> _COLLECTED MATERIAL_

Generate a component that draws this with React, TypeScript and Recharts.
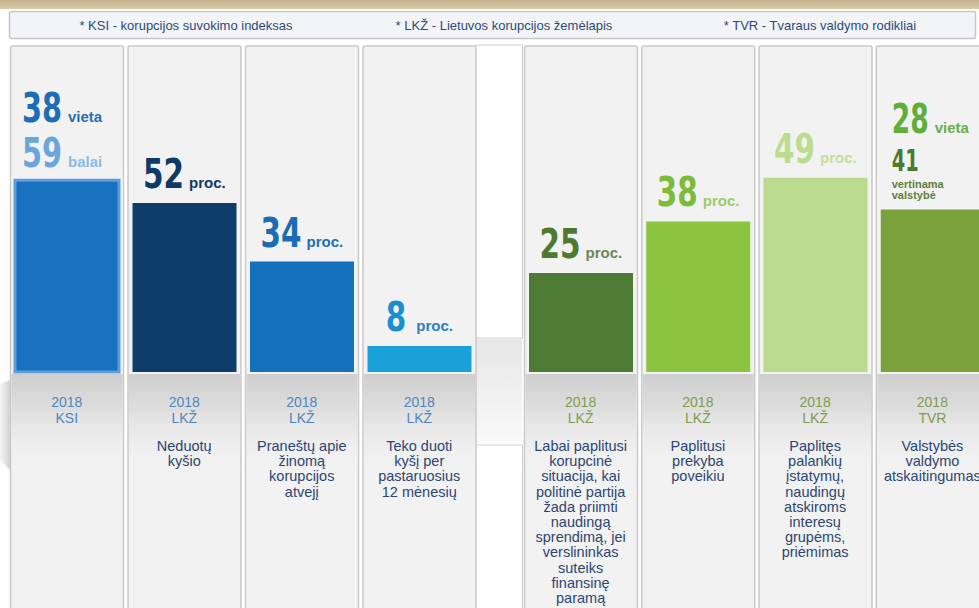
import React from 'react';
import { BarChart, Bar, XAxis, YAxis, LabelList, Cell } from 'recharts';

const legendNotes = [
  '* KSI - korupcijos suvokimo indeksas',
  '* LKŽ - Lietuvos korupcijos žemėlapis',
  '* TVR - Tvaraus valdymo rodikliai',
];

// left (blue) group
const leftYears = ['2018', '2018', '2018', '2018'];
const leftSources = ['KSI', 'LKŽ', 'LKŽ', 'LKŽ'];
const leftValues = [59, 52, 34, 8];
const leftRanks: (number | null)[] = [38, null, null, null];
const leftUnits = ['balai', 'proc.', 'proc.', 'proc.'];
const leftNotes: string[][] = [
  [],
  ['Neduotų', 'kyšio'],
  ['Praneštų apie', 'žinomą', 'korupcijos', 'atvejį'],
  ['Teko duoti', 'kyšį per', 'pastaruosius', '12 mėnesių'],
];

// right (green) group
const rightYears = ['2018', '2018', '2018', '2018'];
const rightSources = ['LKŽ', 'LKŽ', 'LKŽ', 'TVR'];
const rightValues = [25, 38, 49, 41];
const rightRanks: (number | null)[] = [null, null, null, 28];
const rightUnits = ['proc.', 'proc.', 'proc.', 'vertinama valstybė'];
const rightNotes: string[][] = [
  ['Labai paplitusi', 'korupcinė', 'situacija, kai', 'politinė partija', 'žada priimti', 'naudingą', 'sprendimą, jei', 'verslininkas', 'suteiks', 'finansinę', 'paramą'],
  ['Paplitusi', 'prekyba', 'poveikiu'],
  ['Paplitęs', 'palankių', 'įstatymų,', 'naudingų', 'atskiroms', 'interesų', 'grupėms,', 'priėmimas'],
  ['Valstybės', 'valdymo', 'atskaitingumas'],
];

const leftBarColors = ['#1771bf', '#0e3c6b', '#1571bb', '#1ba1d9'];
const leftNumColors = ['#6aa6dc', '#0e3a66', '#1a6db5', '#1a8fd0'];
const leftUnitColors = ['#8bbbe6', '#0e3a66', '#1f6fb5', '#2d80c2'];
const rightBarColors = ['#4e7b35', '#8bc43f', '#badb8d', '#7aa13c'];
const rightNumColors = ['#4d7a30', '#7cbc38', '#bcdc90', '#4b7a2d'];
const rightUnitColors = ['#6b8a55', '#9ccc6a', '#c4dea0', '#5d7f3a'];

const NUM_FONT = "'DejaVu Sans', 'Liberation Sans', sans-serif";
const TEXT_FONT = "'Liberation Sans', Arial, sans-serif";
const DIGIT = 0.696; // DejaVu Sans Bold digit advance, em

const H = 608;
const TOP = 47;
const PLOT_H = 325;

const leftData = leftValues.map((v, i) => ({ name: `L${i}`, value: v }));
const rightData = rightValues.map((v, i) => ({ name: `R${i}`, value: v }));

const Panel = (props: any) => {
  const { x, y, width, height } = props;
  const px = x - 4.5;
  const pw = width + 9;
  const bottom = y + height;
  return (
    <g>
      <rect x={px} y={y - 1} width={pw} height={H - y + 10} rx={2} fill="#f2f2f2" stroke="#c9c9c9" strokeWidth={1.5} />
      <rect x={px + 1} y={bottom + 2} width={pw - 2} height={100} fill="url(#fold)" />
    </g>
  );
};

function makeTick(years: string[], sources: string[], notes: string[][], yearColor: string) {
  return (props: any) => {
    const { x, y, payload } = props;
    const i = payload.index;
    return (
      <g fontFamily={TEXT_FONT} textAnchor="middle">
        <text x={x} y={y + 35} fontSize={14} fill={yearColor}>
          <tspan x={x}>{years[i]}</tspan>
          <tspan x={x} dy={16}>{sources[i]}</tspan>
        </text>
        {notes[i].length > 0 && (
          <text x={x} y={y + 79} fontSize={14.5} fill="#2b4672">
            {notes[i].map((line, k) => (
              <tspan key={k} x={x} dy={k === 0 ? 0 : 15.2}>{line}</tspan>
            ))}
          </text>
        )}
      </g>
    );
  };
}

// condensed look: squeeze the glyphs horizontally to w px per digit
const Num = ({ x, y, v, size, w, fill }: any) => (
  <text transform={`translate(${x} ${y}) scale(${w / (DIGIT * size)} 1)`} fontFamily={NUM_FONT} fontWeight={700}
    fontSize={size} fill={fill}>{v}</text>
);
const Unit = ({ x, y, t, size, fill }: any) => (
  <text x={x} y={y} fontFamily={TEXT_FONT} fontWeight={700} fontSize={size} fill={fill}>{t}</text>
);

function makeLabel(ranks: (number | null)[], units: string[], numColors: string[], unitColors: string[], rankColor: string) {
  return (props: any) => {
    const { x, y, width, value, index } = props;
    const rank = ranks[index];
    if (rank !== null) {
      const unitLines = units[index].split(' ');
      if (unitLines.length > 1) {
        const lx = x + 11;
        return (
          <g>
            <Num x={lx} y={y - 77} v={rank} size={40} w={18.5} fill={rankColor} />
            <Unit x={lx + 43} y={y - 77} t="vieta" size={15} fill="#6aae4a" />
            <Num x={lx} y={y - 39} v={value} size={30} w={13.5} fill={numColors[index]} />
            <text x={lx} y={y - 22} fontFamily={TEXT_FONT} fontWeight={700} fontSize={11} fill={unitColors[index]}>
              {unitLines.map((u, k) => (
                <tspan key={k} x={lx} dy={k === 0 ? 0 : 11}>{u}</tspan>
              ))}
            </text>
          </g>
        );
      }
      const lx = x + 7;
      return (
        <g>
          <Num x={lx} y={y - 58} v={rank} size={40} w={20} fill={rankColor} />
          <Unit x={lx + 46} y={y - 58} t="vieta" size={15} fill="#2a6db0" />
          <Num x={lx} y={y - 13} v={value} size={40} w={20} fill={numColors[index]} />
          <Unit x={lx + 46} y={y - 13} t={units[index]} size={15} fill={unitColors[index]} />
        </g>
      );
    }
    const numW = String(value).length * 20.5;
    const gap = value < 10 ? 10 : 5;
    const unitW = 37;
    const x0 = x + width / 2 - (numW + gap + unitW) / 2;
    return (
      <g>
        <Num x={x0} y={y - 15} v={value} size={40} w={20.5} fill={numColors[index]} />
        <Unit x={x0 + numW + gap} y={y - 15} t={units[index]} size={15} fill={unitColors[index]} />
      </g>
    );
  };
}

export default function App() {
  return (
    <div style={{ position: 'relative', width: 979, height: H, overflow: 'hidden', background: '#ffffff' }}>
      <style>{'body{margin:0}'}</style>
      <svg width={979} height={H} style={{ position: 'absolute', left: 0, top: 0 }}>
        <defs>
          <linearGradient id="band" x1="0" y1="0" x2="0" y2="1">
            <stop offset="0" stopColor="#c4b28c" />
            <stop offset="1" stopColor="#d9cbaa" />
          </linearGradient>
          <linearGradient id="fold" x1="0" y1="0" x2="0" y2="1">
            <stop offset="0" stopColor="#cfcfcf" />
            <stop offset="0.35" stopColor="#dedede" />
            <stop offset="1" stopColor="#f2f2f2" stopOpacity={0} />
          </linearGradient>
          <linearGradient id="mid" x1="0" y1="0" x2="0" y2="1">
            <stop offset="0" stopColor="#e6e6e6" />
            <stop offset="1" stopColor="#fafafa" />
          </linearGradient>
          <linearGradient id="side" x1="1" y1="0" x2="0" y2="0">
            <stop offset="0" stopColor="#d2d2d2" />
            <stop offset="1" stopColor="#f4f4f4" />
          </linearGradient>
        </defs>
        <rect x={0} y={0} width={979} height={9} fill="url(#band)" />
        <rect x={9.5} y={11.5} width={966} height={27} rx={2} fill="#f3f4f7" stroke="#c6c6c6" strokeWidth={1.5} />
        {legendNotes.map((t, i) => (
          <text key={i} x={[186, 504, 820][i]} y={30} textAnchor="middle" fontFamily={TEXT_FONT} fontSize={13} fill="#2b4a7c">{t}</text>
        ))}
        <path d="M0 384 L10 380 L10 470 L0 460 Z" fill="url(#side)" />
        <rect x={475.5} y={45} width={47} height={293} fill="#ffffff" stroke="#cfcfcf" strokeWidth={1} />
        <path d="M476 339 L522 339 L522 444 L476 444 Z" fill="url(#mid)" />
        <rect x={475.5} y={445} width={47} height={170} fill="#ffffff" stroke="#cfcfcf" strokeWidth={1} />
      </svg>
      <div style={{ position: 'absolute', left: 0, top: 0 }}>
        <BarChart width={478} height={H} data={leftData} margin={{ top: TOP, right: 0, bottom: 0, left: 8 }} barSize={104}>
          <YAxis hide domain={[0, 100]} />
          <XAxis dataKey="name" height={H - TOP - PLOT_H} axisLine={false} tickLine={false} tickSize={0} tickMargin={0} interval={0}
            tick={makeTick(leftYears, leftSources, leftNotes, '#4f86c0')} />
          <Bar dataKey="value" isAnimationActive={false} background={Panel}>
            {leftData.map((d, i) => (
              <Cell key={d.name} fill={leftBarColors[i]} stroke={i === 0 ? '#5d9edb' : 'none'} strokeWidth={i === 0 ? 3 : 0} />
            ))}
            <LabelList dataKey="value" content={makeLabel(leftRanks, leftUnits, leftNumColors, leftUnitColors, '#1c6db5')} />
          </Bar>
        </BarChart>
      </div>
      <div style={{ position: 'absolute', left: 522, top: 0 }}>
        <BarChart width={469} height={H} data={rightData} margin={{ top: TOP, right: 0, bottom: 0, left: 0 }} barSize={104}>
          <YAxis hide domain={[0, 82]} />
          <XAxis dataKey="name" height={H - TOP - PLOT_H} axisLine={false} tickLine={false} tickSize={0} tickMargin={0} interval={0}
            tick={makeTick(rightYears, rightSources, rightNotes, '#7f9d4c')} />
          <Bar dataKey="value" isAnimationActive={false} background={Panel}>
            {rightData.map((d, i) => (
              <Cell key={d.name} fill={rightBarColors[i]} />
            ))}
            <LabelList dataKey="value" content={makeLabel(rightRanks, rightUnits, rightNumColors, rightUnitColors, '#5fae3a')} />
          </Bar>
        </BarChart>
      </div>
    </div>
  );
}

> _WHAT YOU WILL DO_
Begin at the first line of the material and copy each line exactly through the one containing "YAxis, LabelList, Cell". Omit pictures.

> _OUTPUT OF THE EXERCISE_
Generate a component that draws this with React, TypeScript and Recharts.
import React from 'react';
import { BarChart, Bar, XAxis, YAxis, LabelList, Cell } from 'recharts';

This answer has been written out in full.